IRS Cancels Plan to Close Texas Office, as NTEU Requested

Press Release February 17, 2022

Washington D.C. – The IRS has canceled plans to close the Tax Processing Center in Austin, a welcome reprieve for frontline employees in Texas who can now stay on the job tackling the backlog of returns, processing new ones and improving service to all American taxpayers.

The National Treasury Employees Union, as early as May 2021, had urged the IRS to reconsider its plan to close the submission processing operation in Austin because the agency was already struggling with backlogs and staffing shortages.

“We applaud the IRS for finally recognizing that those employees in Austin are essential to the agency’s ability to dig out from the backlog of returns and correspondence, and that there is an ongoing need for the IRS to retain this capacity,” NTEU National President Tony Reardon said. “This decision, although later than we would have liked, allows employees in Austin to stop worrying that their jobs were about to disappear, and instead focus on delivering a successful filing season, the third of the pandemic.”

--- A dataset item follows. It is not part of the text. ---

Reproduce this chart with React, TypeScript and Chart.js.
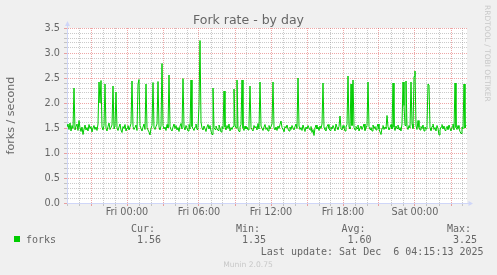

The IRS in 2016 announced plans to consolidate all submission processing work from five sites to two. As a result, the Fresno, Calif., center closed in September 2021, over NTEU’s objections, forcing thousands of employees to find other IRS jobs, retire or leave the agency. With the closure of Austin in 2024, that would have left only Ogden, Utah and Kansas City with submission processing centers.

The IRS has struggled this year with unusually high backlogs and difficulty hiring new employees, a combination that made it especially clear how unwise it would be to close Austin and lose even more skilled employees. The Treasury Inspector General for Tax Administration recently advised the agency to keep Austin open, and members of Congress -- including Rep. Lloyd Doggett of Texas; Sen. Bob Menendez of New Jersey; Rep. Bill Pascrell of New Jersey; and Sen. Catherine Cortez Masto of Nevada --  were calling on the agency to reverse course.

“Keeping Austin’s submission processing operation open for business is a smart decision, but it will not by itself alleviate the backlog and improve customer service,” Reardon said. “We still support proposals to increase IRS funding for staffing and modernization and rebuild the agency after 10 years of budget cuts.”

NTEU represents federal employees in 34 federal agencies and departments.